** Exercise description **
Your task is to copy every line of the records below that contains "this".

** Information shown **
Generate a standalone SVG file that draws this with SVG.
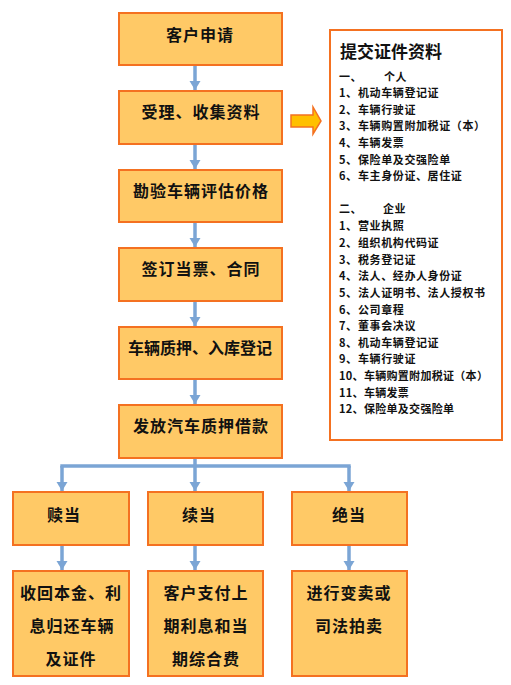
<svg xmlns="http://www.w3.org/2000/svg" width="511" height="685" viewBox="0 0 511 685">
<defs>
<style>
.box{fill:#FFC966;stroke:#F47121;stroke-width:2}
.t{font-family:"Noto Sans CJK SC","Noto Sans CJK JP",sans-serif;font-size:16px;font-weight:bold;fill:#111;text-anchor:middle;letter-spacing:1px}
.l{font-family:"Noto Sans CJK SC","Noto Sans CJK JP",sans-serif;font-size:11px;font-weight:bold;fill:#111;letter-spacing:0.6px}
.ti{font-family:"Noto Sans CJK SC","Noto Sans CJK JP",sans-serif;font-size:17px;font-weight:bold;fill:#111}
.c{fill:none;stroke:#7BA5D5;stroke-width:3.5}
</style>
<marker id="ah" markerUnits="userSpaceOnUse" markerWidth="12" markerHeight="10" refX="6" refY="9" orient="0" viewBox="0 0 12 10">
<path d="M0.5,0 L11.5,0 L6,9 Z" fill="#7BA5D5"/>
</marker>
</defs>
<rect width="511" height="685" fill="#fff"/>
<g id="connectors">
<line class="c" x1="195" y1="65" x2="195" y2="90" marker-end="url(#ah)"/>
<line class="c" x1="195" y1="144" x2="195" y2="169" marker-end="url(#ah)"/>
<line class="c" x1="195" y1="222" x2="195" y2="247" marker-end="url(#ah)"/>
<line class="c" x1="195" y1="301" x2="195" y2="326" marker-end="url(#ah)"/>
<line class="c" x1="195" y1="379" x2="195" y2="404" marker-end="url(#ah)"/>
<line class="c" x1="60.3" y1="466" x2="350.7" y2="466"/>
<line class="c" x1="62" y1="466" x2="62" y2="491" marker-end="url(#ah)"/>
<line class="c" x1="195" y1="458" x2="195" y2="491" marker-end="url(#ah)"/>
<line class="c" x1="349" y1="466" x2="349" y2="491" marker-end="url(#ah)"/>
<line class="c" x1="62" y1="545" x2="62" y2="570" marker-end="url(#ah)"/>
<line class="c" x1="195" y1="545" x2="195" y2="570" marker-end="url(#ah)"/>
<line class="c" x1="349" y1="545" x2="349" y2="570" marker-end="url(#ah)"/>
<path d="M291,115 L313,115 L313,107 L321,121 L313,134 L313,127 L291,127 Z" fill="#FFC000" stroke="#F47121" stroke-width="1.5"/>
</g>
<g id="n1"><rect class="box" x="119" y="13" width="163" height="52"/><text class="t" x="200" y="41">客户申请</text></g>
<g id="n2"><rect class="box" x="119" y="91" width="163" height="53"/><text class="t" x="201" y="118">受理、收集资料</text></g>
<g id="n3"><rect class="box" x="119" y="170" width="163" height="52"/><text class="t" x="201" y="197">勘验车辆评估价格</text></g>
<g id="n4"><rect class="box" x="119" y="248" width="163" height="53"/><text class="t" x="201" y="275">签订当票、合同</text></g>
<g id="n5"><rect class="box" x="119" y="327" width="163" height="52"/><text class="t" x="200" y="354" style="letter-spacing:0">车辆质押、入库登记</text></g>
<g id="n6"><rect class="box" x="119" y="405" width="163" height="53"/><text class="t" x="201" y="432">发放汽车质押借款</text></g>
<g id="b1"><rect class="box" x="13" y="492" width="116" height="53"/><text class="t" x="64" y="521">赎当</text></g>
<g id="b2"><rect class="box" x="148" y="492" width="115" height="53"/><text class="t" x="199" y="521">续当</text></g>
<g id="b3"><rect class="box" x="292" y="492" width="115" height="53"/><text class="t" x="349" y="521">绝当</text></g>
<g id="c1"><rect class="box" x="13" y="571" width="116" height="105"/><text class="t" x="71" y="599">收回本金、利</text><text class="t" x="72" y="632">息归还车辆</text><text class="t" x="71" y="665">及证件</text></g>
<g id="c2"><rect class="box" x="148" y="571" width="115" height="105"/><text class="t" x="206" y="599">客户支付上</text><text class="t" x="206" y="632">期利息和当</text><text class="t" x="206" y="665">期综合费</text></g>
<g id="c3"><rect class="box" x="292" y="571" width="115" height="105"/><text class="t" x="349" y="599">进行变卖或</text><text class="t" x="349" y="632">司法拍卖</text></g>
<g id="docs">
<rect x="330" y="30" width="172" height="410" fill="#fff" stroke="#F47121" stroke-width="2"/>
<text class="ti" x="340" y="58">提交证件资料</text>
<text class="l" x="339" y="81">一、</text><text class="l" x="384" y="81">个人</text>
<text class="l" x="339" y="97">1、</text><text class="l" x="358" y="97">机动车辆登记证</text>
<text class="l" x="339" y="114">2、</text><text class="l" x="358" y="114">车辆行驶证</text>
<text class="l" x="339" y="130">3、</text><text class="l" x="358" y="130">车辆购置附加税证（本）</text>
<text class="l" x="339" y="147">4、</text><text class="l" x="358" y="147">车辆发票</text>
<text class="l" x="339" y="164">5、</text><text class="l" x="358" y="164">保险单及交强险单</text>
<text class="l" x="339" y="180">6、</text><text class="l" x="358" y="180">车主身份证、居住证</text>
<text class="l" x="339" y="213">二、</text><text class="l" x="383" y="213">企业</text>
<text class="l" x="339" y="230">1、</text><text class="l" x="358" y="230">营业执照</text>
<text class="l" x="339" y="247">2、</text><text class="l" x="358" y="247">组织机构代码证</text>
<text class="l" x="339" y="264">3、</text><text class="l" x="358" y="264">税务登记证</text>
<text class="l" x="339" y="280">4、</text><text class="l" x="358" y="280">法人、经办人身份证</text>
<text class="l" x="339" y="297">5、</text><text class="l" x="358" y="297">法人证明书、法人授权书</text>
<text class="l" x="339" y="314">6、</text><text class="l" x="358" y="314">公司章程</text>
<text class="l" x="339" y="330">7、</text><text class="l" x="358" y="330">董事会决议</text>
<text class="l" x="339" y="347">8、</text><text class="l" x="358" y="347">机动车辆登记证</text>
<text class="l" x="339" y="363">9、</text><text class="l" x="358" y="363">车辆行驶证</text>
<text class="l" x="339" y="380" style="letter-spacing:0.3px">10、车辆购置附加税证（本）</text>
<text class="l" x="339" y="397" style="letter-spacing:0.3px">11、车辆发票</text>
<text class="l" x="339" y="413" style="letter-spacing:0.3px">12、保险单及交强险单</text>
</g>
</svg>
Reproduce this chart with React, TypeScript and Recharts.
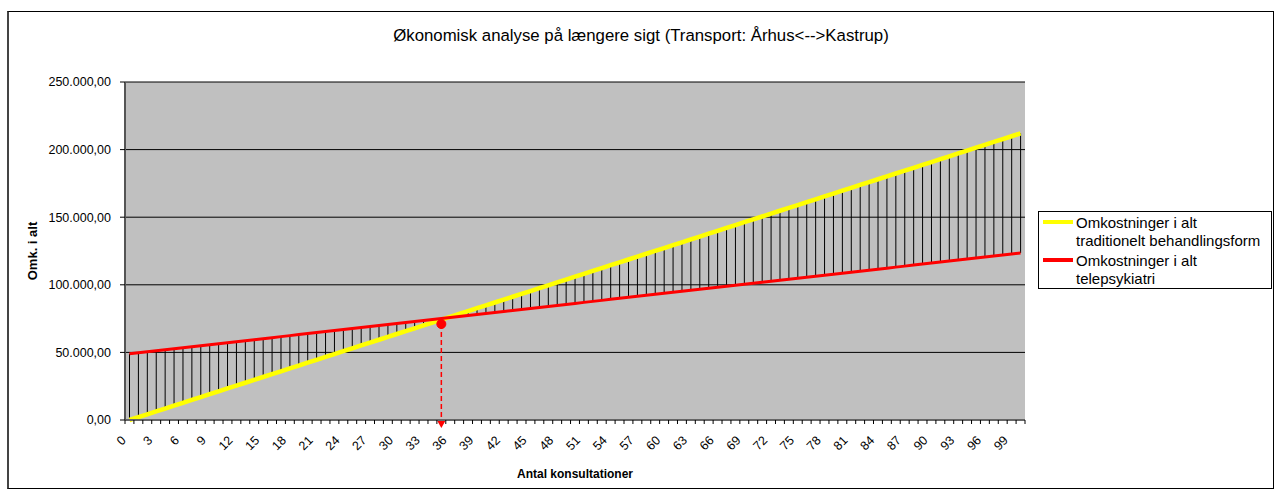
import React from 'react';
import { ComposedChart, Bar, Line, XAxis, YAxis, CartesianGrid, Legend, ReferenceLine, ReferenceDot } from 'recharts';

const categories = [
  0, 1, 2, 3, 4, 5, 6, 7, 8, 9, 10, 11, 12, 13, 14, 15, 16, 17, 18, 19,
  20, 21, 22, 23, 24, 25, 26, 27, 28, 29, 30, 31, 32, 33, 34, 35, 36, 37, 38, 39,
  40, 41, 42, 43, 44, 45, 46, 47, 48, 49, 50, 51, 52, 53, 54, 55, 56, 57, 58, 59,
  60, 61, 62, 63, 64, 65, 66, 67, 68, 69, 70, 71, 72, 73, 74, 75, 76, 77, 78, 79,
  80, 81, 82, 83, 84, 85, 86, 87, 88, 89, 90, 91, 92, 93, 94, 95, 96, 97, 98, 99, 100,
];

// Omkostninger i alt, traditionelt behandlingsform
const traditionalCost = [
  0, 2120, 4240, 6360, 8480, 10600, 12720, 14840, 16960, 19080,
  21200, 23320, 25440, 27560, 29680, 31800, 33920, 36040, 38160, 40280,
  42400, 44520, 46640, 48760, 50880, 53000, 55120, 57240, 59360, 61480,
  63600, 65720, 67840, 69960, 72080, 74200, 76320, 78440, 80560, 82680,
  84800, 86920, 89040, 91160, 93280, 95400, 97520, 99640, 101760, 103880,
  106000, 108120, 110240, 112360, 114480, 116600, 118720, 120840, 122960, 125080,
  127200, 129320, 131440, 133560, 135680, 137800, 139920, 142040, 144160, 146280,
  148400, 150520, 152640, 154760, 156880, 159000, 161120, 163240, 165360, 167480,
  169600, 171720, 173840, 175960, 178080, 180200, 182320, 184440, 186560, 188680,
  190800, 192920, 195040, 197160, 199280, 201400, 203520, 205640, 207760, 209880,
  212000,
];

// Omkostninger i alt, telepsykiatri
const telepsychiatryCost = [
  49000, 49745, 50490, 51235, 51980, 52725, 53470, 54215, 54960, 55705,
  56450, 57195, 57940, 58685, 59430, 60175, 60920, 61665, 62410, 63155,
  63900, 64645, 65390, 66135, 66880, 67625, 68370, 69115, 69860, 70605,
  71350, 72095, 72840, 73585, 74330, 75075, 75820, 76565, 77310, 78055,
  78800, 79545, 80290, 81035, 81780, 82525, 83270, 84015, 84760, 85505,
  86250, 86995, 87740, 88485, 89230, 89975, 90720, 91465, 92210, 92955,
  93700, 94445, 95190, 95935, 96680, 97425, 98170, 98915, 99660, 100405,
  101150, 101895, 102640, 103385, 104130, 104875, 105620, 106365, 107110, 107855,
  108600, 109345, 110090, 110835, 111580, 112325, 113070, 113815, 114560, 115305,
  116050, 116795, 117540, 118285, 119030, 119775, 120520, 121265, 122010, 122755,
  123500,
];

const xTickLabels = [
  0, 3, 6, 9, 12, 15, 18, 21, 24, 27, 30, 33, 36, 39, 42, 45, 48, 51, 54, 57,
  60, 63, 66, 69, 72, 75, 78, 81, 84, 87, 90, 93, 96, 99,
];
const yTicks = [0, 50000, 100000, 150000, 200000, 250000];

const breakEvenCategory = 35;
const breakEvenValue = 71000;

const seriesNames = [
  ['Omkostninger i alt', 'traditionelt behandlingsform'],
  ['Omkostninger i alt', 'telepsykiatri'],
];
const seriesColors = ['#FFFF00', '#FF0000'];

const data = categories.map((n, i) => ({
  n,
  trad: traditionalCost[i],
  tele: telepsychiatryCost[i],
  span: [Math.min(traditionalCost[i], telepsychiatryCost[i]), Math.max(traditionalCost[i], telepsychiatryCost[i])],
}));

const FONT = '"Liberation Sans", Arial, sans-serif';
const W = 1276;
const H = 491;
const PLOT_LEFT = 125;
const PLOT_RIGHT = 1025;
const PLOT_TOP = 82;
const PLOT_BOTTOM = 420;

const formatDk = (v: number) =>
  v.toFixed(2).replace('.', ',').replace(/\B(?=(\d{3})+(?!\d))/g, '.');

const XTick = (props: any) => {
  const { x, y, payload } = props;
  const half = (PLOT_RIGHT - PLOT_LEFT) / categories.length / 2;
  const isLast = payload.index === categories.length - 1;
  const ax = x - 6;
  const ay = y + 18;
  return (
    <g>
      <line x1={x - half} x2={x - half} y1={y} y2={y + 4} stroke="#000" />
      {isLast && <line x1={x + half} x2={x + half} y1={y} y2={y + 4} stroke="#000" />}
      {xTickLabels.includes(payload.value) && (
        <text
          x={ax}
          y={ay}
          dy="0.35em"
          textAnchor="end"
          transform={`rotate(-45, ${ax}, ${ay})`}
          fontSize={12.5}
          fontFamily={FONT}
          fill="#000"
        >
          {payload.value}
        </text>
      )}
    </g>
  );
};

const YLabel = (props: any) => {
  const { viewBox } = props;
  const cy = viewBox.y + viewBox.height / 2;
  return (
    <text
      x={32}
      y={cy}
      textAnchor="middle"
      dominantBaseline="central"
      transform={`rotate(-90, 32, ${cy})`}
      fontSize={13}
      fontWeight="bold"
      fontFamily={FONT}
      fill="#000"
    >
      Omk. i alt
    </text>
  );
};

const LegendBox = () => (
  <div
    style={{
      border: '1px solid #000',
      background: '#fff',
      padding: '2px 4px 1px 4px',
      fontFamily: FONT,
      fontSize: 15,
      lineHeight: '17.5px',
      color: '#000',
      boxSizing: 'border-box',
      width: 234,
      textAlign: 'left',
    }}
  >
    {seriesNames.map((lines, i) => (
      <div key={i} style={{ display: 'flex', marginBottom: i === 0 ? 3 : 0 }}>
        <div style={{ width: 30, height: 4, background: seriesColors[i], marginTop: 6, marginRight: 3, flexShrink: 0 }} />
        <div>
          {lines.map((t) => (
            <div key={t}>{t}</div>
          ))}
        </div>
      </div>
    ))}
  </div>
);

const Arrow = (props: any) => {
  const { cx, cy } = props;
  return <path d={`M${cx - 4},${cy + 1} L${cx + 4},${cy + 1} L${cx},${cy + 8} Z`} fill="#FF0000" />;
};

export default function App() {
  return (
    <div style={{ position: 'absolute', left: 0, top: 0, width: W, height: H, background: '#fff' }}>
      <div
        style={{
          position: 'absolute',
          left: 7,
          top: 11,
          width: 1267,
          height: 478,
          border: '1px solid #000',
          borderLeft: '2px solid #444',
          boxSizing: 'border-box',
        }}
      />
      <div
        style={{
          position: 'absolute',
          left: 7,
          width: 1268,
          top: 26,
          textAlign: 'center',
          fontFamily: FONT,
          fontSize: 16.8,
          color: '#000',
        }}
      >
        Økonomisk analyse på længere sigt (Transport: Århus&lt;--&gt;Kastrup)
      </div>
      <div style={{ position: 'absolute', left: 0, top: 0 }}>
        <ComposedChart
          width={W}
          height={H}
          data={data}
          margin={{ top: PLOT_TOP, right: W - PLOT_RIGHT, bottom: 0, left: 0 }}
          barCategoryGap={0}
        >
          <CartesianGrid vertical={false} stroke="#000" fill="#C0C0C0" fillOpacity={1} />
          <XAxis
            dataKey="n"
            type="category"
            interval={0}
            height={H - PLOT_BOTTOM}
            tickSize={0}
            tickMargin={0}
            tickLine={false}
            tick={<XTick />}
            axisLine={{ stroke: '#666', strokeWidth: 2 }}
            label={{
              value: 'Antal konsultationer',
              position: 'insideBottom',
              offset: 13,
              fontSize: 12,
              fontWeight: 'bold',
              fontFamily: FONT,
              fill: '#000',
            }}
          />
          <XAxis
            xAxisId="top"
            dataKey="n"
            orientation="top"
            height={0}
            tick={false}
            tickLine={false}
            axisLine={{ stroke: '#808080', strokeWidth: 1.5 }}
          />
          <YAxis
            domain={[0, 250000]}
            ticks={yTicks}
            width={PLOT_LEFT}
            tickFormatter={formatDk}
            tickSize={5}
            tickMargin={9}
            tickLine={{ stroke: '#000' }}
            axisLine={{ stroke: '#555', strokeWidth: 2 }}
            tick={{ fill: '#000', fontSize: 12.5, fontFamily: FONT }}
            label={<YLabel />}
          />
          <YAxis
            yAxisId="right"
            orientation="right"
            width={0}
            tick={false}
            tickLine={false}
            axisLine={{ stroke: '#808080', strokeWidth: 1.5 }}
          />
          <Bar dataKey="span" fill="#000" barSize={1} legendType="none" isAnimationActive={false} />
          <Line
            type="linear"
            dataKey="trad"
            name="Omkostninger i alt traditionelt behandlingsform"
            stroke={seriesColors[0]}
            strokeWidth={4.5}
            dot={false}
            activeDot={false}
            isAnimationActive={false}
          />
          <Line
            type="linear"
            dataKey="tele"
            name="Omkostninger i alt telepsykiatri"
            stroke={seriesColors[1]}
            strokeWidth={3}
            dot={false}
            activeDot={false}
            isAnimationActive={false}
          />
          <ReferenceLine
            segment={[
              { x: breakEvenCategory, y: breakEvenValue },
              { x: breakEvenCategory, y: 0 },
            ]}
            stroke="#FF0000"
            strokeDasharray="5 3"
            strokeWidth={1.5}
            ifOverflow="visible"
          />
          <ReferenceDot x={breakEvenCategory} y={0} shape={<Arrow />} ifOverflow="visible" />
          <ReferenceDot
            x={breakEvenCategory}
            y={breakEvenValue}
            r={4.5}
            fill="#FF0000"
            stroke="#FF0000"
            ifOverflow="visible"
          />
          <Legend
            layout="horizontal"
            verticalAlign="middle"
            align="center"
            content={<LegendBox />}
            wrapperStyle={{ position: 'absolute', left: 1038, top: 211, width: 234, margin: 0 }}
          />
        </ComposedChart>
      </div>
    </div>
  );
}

** Expected output **
Generate a standalone SVG file that draws this with SVG.
Reproduce this chart with React, TypeScript and Recharts.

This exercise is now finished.